Après plusieurs jours de confusion, l’équipe organisatrice convoque la presse à l’hôtel Pullman à Paris pour une conférence destinée à clarifier certains points.
Par la voix de leur avocat, Maître Mbeko Tabula, ils expliquent qu’il s’agit d’un geste volontaire pour apaiser la situation, et que la nouvelle date, celle du 22 avril, a été choisie en concertation avec leurs partenaires directs, la mairie de Paris et l’Accor Arena.
Lorsqu’interrogés sur l’implication de la diplomatie congolaise, ils bottent en touche et maintiennent fermement le caractère « apolitique » de l’événement.

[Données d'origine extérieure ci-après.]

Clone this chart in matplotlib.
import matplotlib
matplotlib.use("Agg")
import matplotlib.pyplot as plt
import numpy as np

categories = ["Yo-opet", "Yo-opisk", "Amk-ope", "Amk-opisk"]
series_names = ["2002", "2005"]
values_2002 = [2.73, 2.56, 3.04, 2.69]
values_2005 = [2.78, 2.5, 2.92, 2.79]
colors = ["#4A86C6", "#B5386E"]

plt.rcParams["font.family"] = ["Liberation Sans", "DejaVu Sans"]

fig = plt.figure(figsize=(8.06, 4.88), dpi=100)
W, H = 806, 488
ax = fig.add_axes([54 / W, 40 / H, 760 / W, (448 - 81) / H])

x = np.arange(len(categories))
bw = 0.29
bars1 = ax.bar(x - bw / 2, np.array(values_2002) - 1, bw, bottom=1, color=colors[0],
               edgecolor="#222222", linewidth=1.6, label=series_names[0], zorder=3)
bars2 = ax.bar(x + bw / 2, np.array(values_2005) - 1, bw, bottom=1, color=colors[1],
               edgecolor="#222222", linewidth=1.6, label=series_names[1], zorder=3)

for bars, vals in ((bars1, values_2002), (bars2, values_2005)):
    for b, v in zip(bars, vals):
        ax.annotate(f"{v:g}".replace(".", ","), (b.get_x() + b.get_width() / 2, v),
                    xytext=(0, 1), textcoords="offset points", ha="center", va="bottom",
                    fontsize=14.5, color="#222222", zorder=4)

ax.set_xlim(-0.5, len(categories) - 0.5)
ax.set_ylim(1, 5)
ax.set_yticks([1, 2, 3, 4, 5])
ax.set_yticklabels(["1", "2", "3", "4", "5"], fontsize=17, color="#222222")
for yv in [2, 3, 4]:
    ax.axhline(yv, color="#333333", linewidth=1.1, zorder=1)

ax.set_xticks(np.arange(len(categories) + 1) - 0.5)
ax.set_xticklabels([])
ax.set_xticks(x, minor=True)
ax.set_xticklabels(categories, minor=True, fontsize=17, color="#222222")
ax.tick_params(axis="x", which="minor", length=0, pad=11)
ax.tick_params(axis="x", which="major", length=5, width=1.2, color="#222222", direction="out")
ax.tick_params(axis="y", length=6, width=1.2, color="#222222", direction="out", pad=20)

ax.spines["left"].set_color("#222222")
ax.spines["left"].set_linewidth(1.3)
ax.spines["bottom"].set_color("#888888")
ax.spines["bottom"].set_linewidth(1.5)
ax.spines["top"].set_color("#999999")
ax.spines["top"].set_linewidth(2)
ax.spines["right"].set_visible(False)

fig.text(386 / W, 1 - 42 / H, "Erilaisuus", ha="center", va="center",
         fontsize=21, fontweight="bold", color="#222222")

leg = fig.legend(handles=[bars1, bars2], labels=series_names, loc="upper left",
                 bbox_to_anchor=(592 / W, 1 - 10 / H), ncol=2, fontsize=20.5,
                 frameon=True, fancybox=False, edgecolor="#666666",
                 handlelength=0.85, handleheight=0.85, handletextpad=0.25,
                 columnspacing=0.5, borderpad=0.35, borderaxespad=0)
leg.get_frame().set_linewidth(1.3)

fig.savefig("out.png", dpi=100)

Ce qui a interpellé Grace Lokimbango, secrétaire générale du CEFOCK (Les élu·es français·es d’origine Congo-Kinshasa en France), qui rappelle qu’on ne peut qualifier d’apolitique un événement lié à un conflit où la politique est omniprésente. Elle souligne également :
« Si on ne s’occupe pas de la politique, la politique s’occupera de nous. »
Les organisateurs sont restés campés sur leur position, affirmant que ce n’était pas « l’essence » du concert. Ils précisent également que l’objectif est non seulement de récolter des fonds pour les enfants victimes du conflit, mais aussi de mettre en lumière cette guerre dramatique qui décime la population de l’Est de la RDC, aujourd’hui partiellement occupée par la coalition AFC/M23.
Côté artistique, une question demeure :
Le rappeur Gradur, connu pour son engagement en faveur du Congo, sera-t-il de la partie ? Pour l’instant, rien n’est certain : il ne figure pas sur le line-up présenté et n’a fait aucun commentaire public. Son absence, ainsi que celle d’artistes comme Naza ou Kalash Criminel, pourrait susciter des critiques, eux qui sont souvent les porte-voix de la diaspora congolaise et de la lutte pacifique pour la paix au Congo.
Malgré ces interrogations, il faut reconnaître la mobilisation d’un large panel d’artistes de la diaspora et du Congo, toutes générations confondues, pour ce concert du 22 avril. Une mobilisation qui prouve l’envie de ces artistes de donner de la voix pour la paix au Congo, eux qui sont souvent critiqués pour leur silence sur ces questions.